Especially as your systems become more and more complex, much of the time dedicated to resolving an incident comes from the identification phase, where you're either still realizing that an issue exists or responding to a report of an issue and trying to track down just what's going on. By using a platform like Opsera to look through your logs and analytics, especially as they relate to your deployments and pipelines, you can more easily tie errors to a given deployment. Once you know exactly where the issue originated, you can then choose to either roll back or fix the underlying issue.

In addition, a well-structured deployment pipeline can run pre-deployment checks to identify issues via automated tests before they're deployed, and can run post-deployment checks by running performance or uptime checks, automatically triggering rollbacks if required. Both of these strategies help ensure that your service has the highest uptime possible, while also reducing the impact of incidents when they do occur.

Improves Visibility Into Potential Improvements

As discussed above, MTTR isn't a great metric for determining what needs to be improved—it's more of a measure for determining that something needs to change, then tracking the effects of any changes made. The gap in the middle is where a platform like Opsera comes in. Opsera gives you visibility into your entire deployment pipeline before, during, and after a deployment. This means you have fine-grained insight into places where bugs or breakages might get introduced. (Read more: What is DevOps observability?)

For example, if you're frequently shipping code that's causing major incidents and you see that your unit tests for a particular piece of your app are frequently failing, this should be investigated. In the case of a specific fragile component of your application, it would be worth spending some time refactoring this component to be more stable and remove some of the technical debt that may be present there.

Reducing MTTR with Opsera

One of the most common challenges when it comes to debugging a CI/CD pipeline is just finding out where to look for the information that you need to resolve things. With many teams using upwards of ten tools in their pipeline, the first step to resolving an issue is simply locating it. While this is obviously increased by the number of tools used, it's also increased by the need to correlate issues, which can be really difficult when all your data is siloed, so you have to go through the logs for each tool, one by one.

Opsera allows you to create your entire pipeline and integrate all of your tools with a single, easy-to-use, drag-and-drop interface. After that, things are really integrated, not just working alongside each other. One effect of this is that you're able to see all the logs for all your tools in the same place, presented so that correlations in the logs are clearly visible. This gives you a comprehensive overview of what was happening across your entire pipeline, not in just a single spot. You can also see historic logs, which makes it easy to compare how things are working to how they were working previously, making finding the source of the incident faster and easier.

In addition to end-to-end visibility for your pipeline, Opsera also offers not just logs, but actionable insights from those logs. This can be set up with your alerting system, hooking into common communication platforms such as Slack and Microsoft Team.

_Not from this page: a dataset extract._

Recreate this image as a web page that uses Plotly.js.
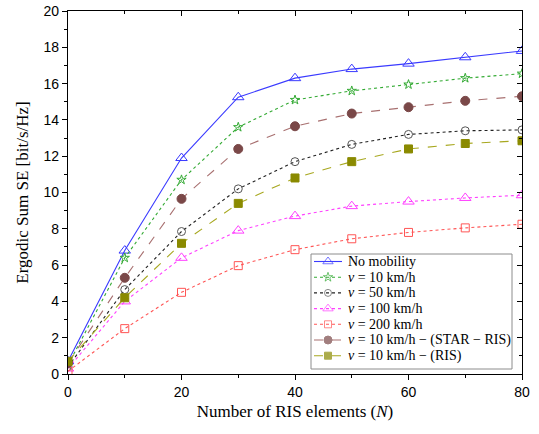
<!DOCTYPE html>
<html><head><meta charset="utf-8">
<script src="https://cdn.plot.ly/plotly-3.0.1.min.js"></script>
<style>html,body{margin:0;padding:0;background:#fff}#c{width:539px;height:434px}</style>
</head><body><div id="c"></div>
<script>
const N = [0, 10, 20, 30, 40, 50, 60, 70, 80];
const noMobility = [0.7, 6.8, 11.9, 15.25, 16.3, 16.8, 17.1, 17.45, 17.8];
const v10 = [0.5, 6.4, 10.7, 13.6, 15.1, 15.6, 15.95, 16.3, 16.55];
const v50 = [0.4, 4.65, 7.85, 10.2, 11.7, 12.65, 13.2, 13.4, 13.45];
const v100 = [0.3, 4.0, 6.4, 7.9, 8.7, 9.25, 9.5, 9.7, 9.85];
const v200 = [0.15, 2.5, 4.5, 5.97, 6.85, 7.45, 7.8, 8.05, 8.25];
const v10Star = [0.6, 5.3, 9.65, 12.4, 13.65, 14.35, 14.7, 15.05, 15.3];
const v10Ris = [0.7, 4.2, 7.2, 9.4, 10.8, 11.7, 12.4, 12.7, 12.85];

const names = ['No mobility', '<i>v</i> = 10 km/h', '<i>v</i> = 50 km/h', '<i>v</i> = 100 km/h',
  '<i>v</i> = 200 km/h', '<i>v</i> = 10 km/h − (STAR − RIS)', '<i>v</i> = 10 km/h − (RIS)'];
const seriesY = [noMobility, v10, v50, v100, v200, v10Star, v10Ris];

// styles
const styles = [
  {lc: '#3a3aff', dash: 'solid', sym: 'triangle-up-open', mc: '#3a3aff', size: 10},
  {lc: '#33aa33', dash: 'dot', sym: 'star-open', mc: '#33aa33', size: 7},
  {lc: '#222222', dash: 'dot', sym: 'circle-open', mc: '#555555', size: 8},
  {lc: '#ff40ff', dash: 'dot', sym: 'triangle-up-open', mc: '#ff40ff', size: 10},
  {lc: '#ff5555', dash: 'dot', sym: 'square-open', mc: '#ff5555', size: 8},
  {lc: '#a87070', dash: 'dash', sym: 'circle', mc: '#7a4848', size: 9},
  {lc: '#a8a820', dash: 'dash', sym: 'square', mc: '#8a8a00', size: 8}
];

// plot-area geometry (pixels)
const W = 539, H = 434, ML = 68, MR = 17, MT = 11, MB = 60;
const PW = W - ML - MR, PH = H - MT - MB;
const px2x = p => (p - ML) / PW;
const px2y = p => (H - MB - p) / PH;

const data = [];
seriesY.forEach((y, i) => {
  const s = styles[i];
  data.push({x: N, y: y, name: names[i], mode: 'lines+markers', showlegend: false,
    line: {color: s.lc, width: 1.1, dash: s.dash},
    marker: {symbol: s.sym, size: s.size, color: s.mc, line: {color: s.mc, width: 1}}});
});
data.push({x: [0], y: [0], xaxis: 'x2', yaxis: 'y2', showlegend: false, mode: 'markers', marker: {opacity: 0}, hoverinfo: 'skip'});

// custom legend (box, samples, labels)
const legBox = {x0: 311, x1: 512, y0: 254, y1: 369};
const rowTop = 261.5, rowStep = 15.7, sampleX0 = 314, sampleX1 = 342, textX = 346;
const shapes = [{type: 'rect', xref: 'paper', yref: 'paper', layer: 'below',
  x0: px2x(legBox.x0), x1: px2x(legBox.x1), y0: px2y(legBox.y1), y1: px2y(legBox.y0),
  line: {color: '#8c8c8c', width: 1}, fillcolor: '#fff'}];
const annotations = [];
names.forEach((nm, i) => {
  const s = styles[i];
  const yy = px2y(rowTop + i * rowStep);
  data.push({x: [px2x(sampleX0), px2x((sampleX0 + sampleX1) / 2), px2x(sampleX1)], y: [yy, yy, yy],
    xaxis: 'x3', yaxis: 'y3', mode: 'lines+markers', showlegend: false, hoverinfo: 'skip', cliponaxis: false,
    line: {color: s.lc, width: 1.1, dash: s.dash},
    marker: {symbol: s.sym, size: [0, Math.max(s.size - 1, 7), 0], color: s.mc, line: {color: s.mc, width: 1}}});
  annotations.push({xref: 'paper', yref: 'paper', x: px2x(textX), y: yy, xanchor: 'left', yanchor: 'middle',
    text: nm, showarrow: false, font: {family: 'Times New Roman', size: 14, color: '#000'}});
});

const tickFont = {family: 'Arial', size: 14, color: '#000'};
const serif = 'Times New Roman';
const titleFont = {family: serif, size: 17, color: '#000'};
const layout = {
  width: W, height: H,
  margin: {l: ML, r: MR, t: MT, b: MB},
  paper_bgcolor: '#fff', plot_bgcolor: '#fff',
  showlegend: false,
  shapes: shapes, annotations: annotations,
  xaxis: {range: [0, 80], dtick: 20, tick0: 0, ticks: 'outside', ticklen: 5, tickcolor: '#000',
    showline: true, linecolor: '#000', linewidth: 1.2, showgrid: false, zeroline: false,
    tickfont: tickFont, minor: {dtick: 10, ticks: 'outside', ticklen: 3, tickcolor: '#000'},
    title: {text: 'Number of RIS elements (<i>N</i>)', font: titleFont, standoff: 6}},
  yaxis: {range: [0, 20], dtick: 2, tick0: 0, ticks: 'outside', ticklen: 5, tickcolor: '#000',
    showline: true, linecolor: '#000', linewidth: 1.2, showgrid: false, zeroline: false,
    tickfont: tickFont, minor: {dtick: 1, ticks: 'outside', ticklen: 3, tickcolor: '#000'},
    title: {text: 'Ergodic Sum SE [bit/s/Hz]', font: titleFont, standoff: 10}},
  xaxis2: {overlaying: 'x', side: 'top', range: [0, 80], dtick: 20, tick0: 0,
    ticks: 'inside', ticklen: 5, tickcolor: '#000', showticklabels: false, showline: true,
    linecolor: '#000', linewidth: 1.2, showgrid: false, zeroline: false,
    minor: {dtick: 10, ticks: 'inside', ticklen: 3, tickcolor: '#000'}},
  yaxis2: {overlaying: 'y', side: 'right', range: [0, 20], dtick: 2, tick0: 0,
    ticks: 'inside', ticklen: 5, tickcolor: '#000', showticklabels: false, showline: true,
    linecolor: '#000', linewidth: 1.2, showgrid: false, zeroline: false,
    minor: {dtick: 1, ticks: 'inside', ticklen: 3, tickcolor: '#000'}},
  xaxis3: {overlaying: 'x', range: [0, 1], visible: false, fixedrange: true},
  yaxis3: {overlaying: 'y', range: [0, 1], visible: false, fixedrange: true}
};
Plotly.newPlot('c', data, layout, {staticPlot: true});
</script></body></html>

You can also construct templates that will download the alerts and add them to Jira tickets or similar tracking software, giving you a comprehensive, audit-ready log.

Thanks to the number of tools that it integrates with out-of-the-box, Opsera allows for painless, no-code construction of even the most complex pipelines, complete with visibility and alerting. This allows you to greatly reduce the amount of time that you spend not just constructing and maintaining your pipeline, but also how long it takes to identify an issue and begin moving towards resolution. Some companies have found that the move to Opsera, without any other changes, has reduced their MTTR by as much as twenty percent.

Track MTTR Improvements

In addition to helping you work through the process of reducing your MTTR, a platform like Opsera also tracks your MTTR over time, allowing you to easily see whether the improvements you have been making are having an effect on the metrics as you'd like them to. While it's possible to track MTTR and other important metrics like this manually, having a platform that's connected to your code and to your infrastructure is easier to track and more accurate than doing it by hand.

Wrapping Up

While mean time to recovery (MTTR) is just one metric in a DevOps team's toolbox, it's one of the most comprehensive, because it encompasses the entire incident, from first identification all the way through to resolution when all systems have recovered and returned to normal. Using an orchestration platform like Opsera to manage your deployments not only helps you catch problems that may lead to incidents before they get deployed to production, it can also help you debug and recover from incidents after they happen.

By helping you pinpoint exactly what is causing a given issue and giving you the tools to allow you to recover quickly, Opsera can help you make your service more stable, help your team recover from incidents quickly, and reduce your MTTR over the long run. This results in more stable software, giving your customers more confidence in your product, and allowing your DevOps team to more confidently and efficiently respond to incidents when they do come up.